(Excuse me while I laugh uncontrollably at the absurdity of using the word "inspired" in that context... Just a minute... Just a minute... OK, I'm fine now.)
And as you might expect, narrative complexities and subtle character nuances are not its strong suits. On the other hand, as I acknowledge in my Variety review, if you show up with sufficiently lowered expectations, you can enjoy the flick as an exuberantly trashy trifle, the sort of nonstop, wire-worked kung-foolishness in which increasingly elaborate set pieces are interrupted only sporadically by something resembling a storyline.

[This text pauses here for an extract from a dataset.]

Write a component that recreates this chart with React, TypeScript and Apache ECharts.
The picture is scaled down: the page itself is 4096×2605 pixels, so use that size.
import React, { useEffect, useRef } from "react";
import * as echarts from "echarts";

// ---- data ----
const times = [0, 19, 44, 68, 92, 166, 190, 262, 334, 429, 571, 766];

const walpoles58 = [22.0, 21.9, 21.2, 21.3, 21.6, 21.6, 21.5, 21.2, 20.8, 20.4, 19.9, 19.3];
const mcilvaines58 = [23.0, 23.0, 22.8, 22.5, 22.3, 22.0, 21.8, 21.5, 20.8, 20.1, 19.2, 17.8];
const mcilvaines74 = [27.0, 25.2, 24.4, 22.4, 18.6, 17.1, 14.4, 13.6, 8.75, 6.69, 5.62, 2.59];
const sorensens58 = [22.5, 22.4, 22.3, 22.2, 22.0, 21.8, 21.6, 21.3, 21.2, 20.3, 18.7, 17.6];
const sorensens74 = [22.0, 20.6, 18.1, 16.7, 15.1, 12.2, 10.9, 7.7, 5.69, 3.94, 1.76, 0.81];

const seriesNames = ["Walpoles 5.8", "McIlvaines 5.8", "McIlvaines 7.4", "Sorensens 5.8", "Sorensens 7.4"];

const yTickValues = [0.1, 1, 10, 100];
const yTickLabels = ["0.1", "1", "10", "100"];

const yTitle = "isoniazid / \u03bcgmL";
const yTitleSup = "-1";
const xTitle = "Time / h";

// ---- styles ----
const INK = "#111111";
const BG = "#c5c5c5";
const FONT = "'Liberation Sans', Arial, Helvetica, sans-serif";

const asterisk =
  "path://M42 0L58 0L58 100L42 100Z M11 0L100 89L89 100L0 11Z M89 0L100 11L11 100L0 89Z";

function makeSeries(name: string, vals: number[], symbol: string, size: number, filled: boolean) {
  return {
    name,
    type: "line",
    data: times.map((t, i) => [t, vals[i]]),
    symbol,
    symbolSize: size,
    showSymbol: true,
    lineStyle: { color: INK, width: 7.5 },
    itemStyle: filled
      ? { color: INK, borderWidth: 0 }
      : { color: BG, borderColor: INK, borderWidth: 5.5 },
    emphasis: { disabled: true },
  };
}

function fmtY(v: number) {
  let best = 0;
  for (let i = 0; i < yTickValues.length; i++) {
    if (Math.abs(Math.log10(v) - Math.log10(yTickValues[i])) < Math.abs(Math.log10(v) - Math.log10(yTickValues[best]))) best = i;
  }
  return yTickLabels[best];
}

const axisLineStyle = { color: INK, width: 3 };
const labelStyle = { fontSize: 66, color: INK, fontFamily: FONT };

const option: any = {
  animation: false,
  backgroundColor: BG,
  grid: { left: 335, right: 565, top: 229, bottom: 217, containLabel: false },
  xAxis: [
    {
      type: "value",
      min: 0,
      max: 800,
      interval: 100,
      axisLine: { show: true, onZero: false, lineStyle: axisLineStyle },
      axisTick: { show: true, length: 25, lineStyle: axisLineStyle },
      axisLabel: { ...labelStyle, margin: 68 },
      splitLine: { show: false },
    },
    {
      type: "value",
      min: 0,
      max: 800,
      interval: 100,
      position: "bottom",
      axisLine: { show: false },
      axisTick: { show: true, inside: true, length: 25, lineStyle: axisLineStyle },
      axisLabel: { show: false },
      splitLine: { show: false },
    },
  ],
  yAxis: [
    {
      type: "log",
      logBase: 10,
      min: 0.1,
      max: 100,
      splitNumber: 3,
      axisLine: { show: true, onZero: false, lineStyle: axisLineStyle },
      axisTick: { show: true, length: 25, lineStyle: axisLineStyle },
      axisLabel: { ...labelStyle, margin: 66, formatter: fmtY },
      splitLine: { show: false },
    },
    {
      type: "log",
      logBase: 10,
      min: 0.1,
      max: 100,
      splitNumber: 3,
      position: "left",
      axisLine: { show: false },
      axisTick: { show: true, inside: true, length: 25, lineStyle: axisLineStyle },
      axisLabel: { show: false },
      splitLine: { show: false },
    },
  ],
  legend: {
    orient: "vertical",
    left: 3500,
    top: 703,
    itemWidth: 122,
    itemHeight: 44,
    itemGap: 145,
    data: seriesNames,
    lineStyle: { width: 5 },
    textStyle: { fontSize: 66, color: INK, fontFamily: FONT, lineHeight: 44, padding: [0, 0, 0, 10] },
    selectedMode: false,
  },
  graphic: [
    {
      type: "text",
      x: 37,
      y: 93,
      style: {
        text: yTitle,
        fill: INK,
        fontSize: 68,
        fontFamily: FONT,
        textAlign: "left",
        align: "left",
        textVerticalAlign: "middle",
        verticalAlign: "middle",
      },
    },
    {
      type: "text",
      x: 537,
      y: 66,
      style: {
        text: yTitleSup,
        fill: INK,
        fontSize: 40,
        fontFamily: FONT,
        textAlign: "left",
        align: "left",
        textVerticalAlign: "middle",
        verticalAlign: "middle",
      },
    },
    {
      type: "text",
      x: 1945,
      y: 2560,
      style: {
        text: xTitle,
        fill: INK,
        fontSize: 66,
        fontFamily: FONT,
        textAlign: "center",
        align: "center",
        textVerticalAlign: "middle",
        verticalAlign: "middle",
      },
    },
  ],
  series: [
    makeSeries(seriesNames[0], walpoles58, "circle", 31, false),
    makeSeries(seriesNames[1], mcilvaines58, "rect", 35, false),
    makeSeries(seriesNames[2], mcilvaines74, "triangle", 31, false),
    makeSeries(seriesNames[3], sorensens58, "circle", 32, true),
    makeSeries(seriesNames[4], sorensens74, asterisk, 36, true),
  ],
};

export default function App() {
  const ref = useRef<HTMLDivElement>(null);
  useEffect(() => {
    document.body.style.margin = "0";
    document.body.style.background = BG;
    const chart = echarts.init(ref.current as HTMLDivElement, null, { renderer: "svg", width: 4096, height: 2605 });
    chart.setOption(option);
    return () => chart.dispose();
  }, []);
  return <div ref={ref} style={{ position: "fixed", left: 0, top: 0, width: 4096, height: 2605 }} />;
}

Credit director Corey Yuen for staging such show-stopping spectacles as a babe-versus-babe blade battle in a bamboo forest where gravity is just a sometime thing, and an against-all-odds swordfight on an outdoor stairway that looks like a collaboration between Gene Kelly and Bruce Lee. Another highlight: Two bikini-clad cuties in a slow-mo smack-off on a rain-swept beach, suggesting what might happen if a fight broke out during a location shoot for a Sports Illustrated Swimsuit Issue.
So there you have it: Big swords, cool fights, scorchin' chicks. If it's a hot night, and the theater's air-conditioned, what the hell...
1 comment:
Ahh, inspiration. It is a wonderful thing. Sometimes it is best not to quibble about the source. I was inspired by reviews of DOA, yours among them, to see this movie myself. (I post my comments here: http://oxidianative.blogspot.com/)
While your review is more positive, I myself found the film quite interesting. As a lifelong video gamer, I am quite familiar with the DOA girls, and saw the film as a derivation of the Pygmalion myth, an effort to make mere images into real women, the better to love them. That this effort fails is probably for the best, as to love image is mere solopsism. DOA: Dead or Alive has something to teach us.